The government of President William Ruto sought to explain why it raised petrol prices despite a drop in landing costs.

The Energy and Petroleum Regulatory Authority (EPRA) noted in a statement to Kenyans that increasing Super Petrol prices by Ksh2 was subject to the dominance of the US dollar against the Kenyan shilling.

The authority reported a 0.06 percent decrease in the landing cost of imported gasoline. Landing costs are typically expressed in dollars.

The landing cost for Super petrol in January was Ksh85,750.11 (US $659.87) per cubic metre, while it was Ksh85,698.13 in February (USD 659.47).

During the same time period, the dollar averaged Ksh130.64 in January and Ksh133.98 in February.
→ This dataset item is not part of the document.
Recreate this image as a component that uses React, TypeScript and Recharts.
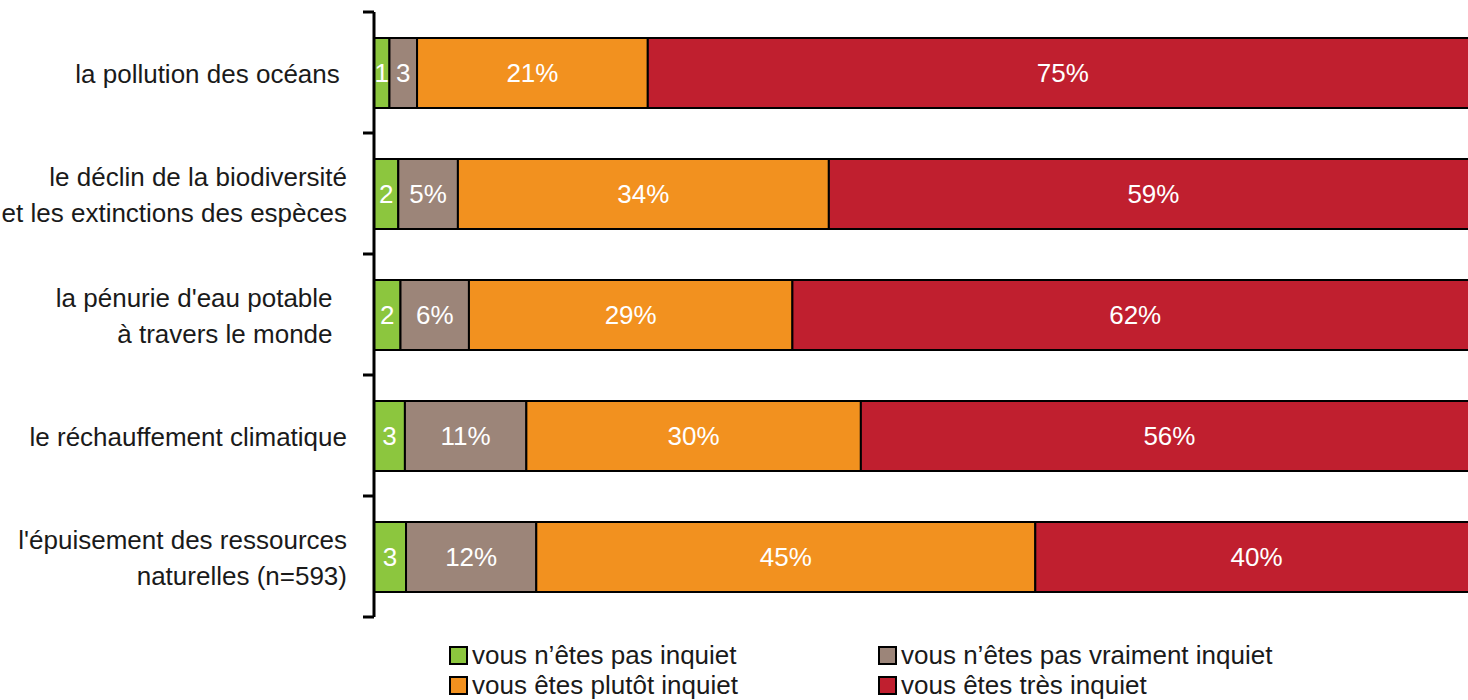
import { BarChart, Bar, XAxis, YAxis, LabelList } from "recharts"

const FONT = "'Liberation Sans', Arial, sans-serif"

// Categories (top to bottom) and their wrapped label lines
const CATEGORIES = ["ocean", "biodiv", "water", "climate", "resources"]
const CATEGORY_LINES = [
  ["la pollution des océans\u00a0"],
  ["le déclin de la biodiversité", "et les extinctions des espèces"],
  ["la pénurie d'eau potable\u00a0\u00a0", "à travers le monde\u00a0\u00a0"],
  ["le réchauffement climatique"],
  ["l'épuisement des ressources", "naturelles (n=593)"],
]

// Shares (percent)
const NOT_WORRIED = [1.4, 2.2, 2.4, 2.8, 2.9]
const NOT_REALLY = [2.5, 5.4, 6.2, 11.0, 11.8]
const RATHER = [20.9, 33.6, 29.3, 30.3, 45.2]
const VERY = [75.2, 58.8, 62.1, 55.9, 40.1]

// Printed labels inside the bars
const NOT_WORRIED_LBL = ["1", "2", "2", "3", "3"]
const NOT_REALLY_LBL = ["3", "5%", "6%", "11%", "12%"]
const RATHER_LBL = ["21%", "34%", "29%", "30%", "45%"]
const VERY_LBL = ["75%", "59%", "62%", "56%", "40%"]

const SERIES = [
  { key: "a", name: "vous n\u2019êtes pas inquiet", colour: "#8cc63e" },
  { key: "b", name: "vous n\u2019êtes pas vraiment inquiet", colour: "#9c8579" },
  { key: "c", name: "vous êtes plutôt inquiet", colour: "#f2911f" },
  { key: "d", name: "vous êtes très inquiet", colour: "#c01f2f" },
]

const data = CATEGORIES.map((cat, i) => ({
  cat,
  a: NOT_WORRIED[i], aL: NOT_WORRIED_LBL[i],
  b: NOT_REALLY[i], bL: NOT_REALLY_LBL[i],
  c: RATHER[i], cL: RATHER_LBL[i],
  d: VERY[i], dL: VERY_LBL[i],
}))

const AXIS_X = 374
const TOP = 12
const BOTTOM = 617
const HALF_BAND = (BOTTOM - TOP) / CATEGORIES.length / 2
const LINE_H = 36

function CategoryTick(props: any) {
  const { y, index } = props
  const lines = CATEGORY_LINES[index] ?? []
  const start = y - ((lines.length - 1) * LINE_H) / 2
  return (
    <g>
      <line x1={AXIS_X - 11} x2={AXIS_X} y1={y - HALF_BAND} y2={y - HALF_BAND} stroke="#000" strokeWidth={3} />
      {index === CATEGORIES.length - 1 && (
        <line x1={AXIS_X - 11} x2={AXIS_X} y1={y + HALF_BAND} y2={y + HALF_BAND} stroke="#000" strokeWidth={3} />
      )}
      <text textAnchor="end" fontFamily={FONT} fontSize={26} fill="#1a1a1a">
        {lines.map((l, k) => (
          <tspan key={k} x={AXIS_X - 27} y={start + k * LINE_H + 1} dy="0.35em">{l}</tspan>
        ))}
      </text>
    </g>
  )
}

export default function App() {
  return (
    <div style={{ position: "absolute", left: 0, top: 0, width: 1468, height: 700, background: "#fff", overflow: "hidden" }}>
      {/* plot runs past the right edge of the frame, as in the source image */}
      <BarChart
        width={1484}
        height={620}
        data={data}
        layout="vertical"
        margin={{ top: TOP, right: 6, bottom: 620 - BOTTOM, left: 0 }}
        barSize={70}
      >
        <XAxis type="number" domain={[0, 100]} hide />
        <YAxis
          type="category"
          dataKey="cat"
          width={AXIS_X}
          axisLine={{ stroke: "#000", strokeWidth: 3 }}
          tickLine={false}
          tick={<CategoryTick />}
          interval={0}
        />
        {SERIES.map((s) => (
          <Bar
            key={s.key}
            dataKey={s.key}
            stackId="x"
            fill={s.colour}
            stroke="#000"
            strokeWidth={2}
            isAnimationActive={false}
          >
            <LabelList
              dataKey={s.key + "L"}
              position="center"
              fill="#fff"
              fontSize={26}
              fontFamily={FONT}
            />
          </Bar>
        ))}
      </BarChart>

      {/* Legend, two columns */}
      <div
        style={{
          position: "absolute",
          left: 449,
          top: 640,
          display: "grid",
          gridTemplateColumns: "429px 400px",
          fontFamily: FONT,
          fontSize: 26,
          lineHeight: "30px",
          color: "#1a1a1a",
        }}
      >
        {SERIES.map((s) => (
          <div key={s.key} style={{ display: "flex", alignItems: "center", whiteSpace: "nowrap" }}>
            <span
              style={{
                display: "inline-block",
                flexShrink: 0,
                width: 15,
                height: 15,
                background: s.colour,
                border: "2px solid #000",
                marginRight: 4,
              }}
            />
            {s.name}
          </div>
        ))}
      </div>
    </div>
  )
}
Despite the drop in US dollar prices, Kenyan shilling prices increased.

“The prices include 8% VAT in accordance with the provisions of the Finance Act 2018, the Tax Laws (Amendment) Act 2020, and the revised excise duty rates adjusted for inflation as per Legal Notice No. 194 of 2020.

“Over the same period, the mean monthly US dollar to Kenya Shilling exchange rate fell by 2.56 percent, from Ksh130.64 per dollar in January 2023 to Ksh133.98 per dollar in February 2023,” according to the statement.

As a result of the move, the government decided to subsidize the price of gasoline in order to protect consumers from what would otherwise be high prices.

“Prices of diesel have been cross-subsidized with those of Super petrol, while a kerosene subsidy of Ksh23.49 per litre has been maintained to cushion consumers from otherwise high prices,” the statement read in part.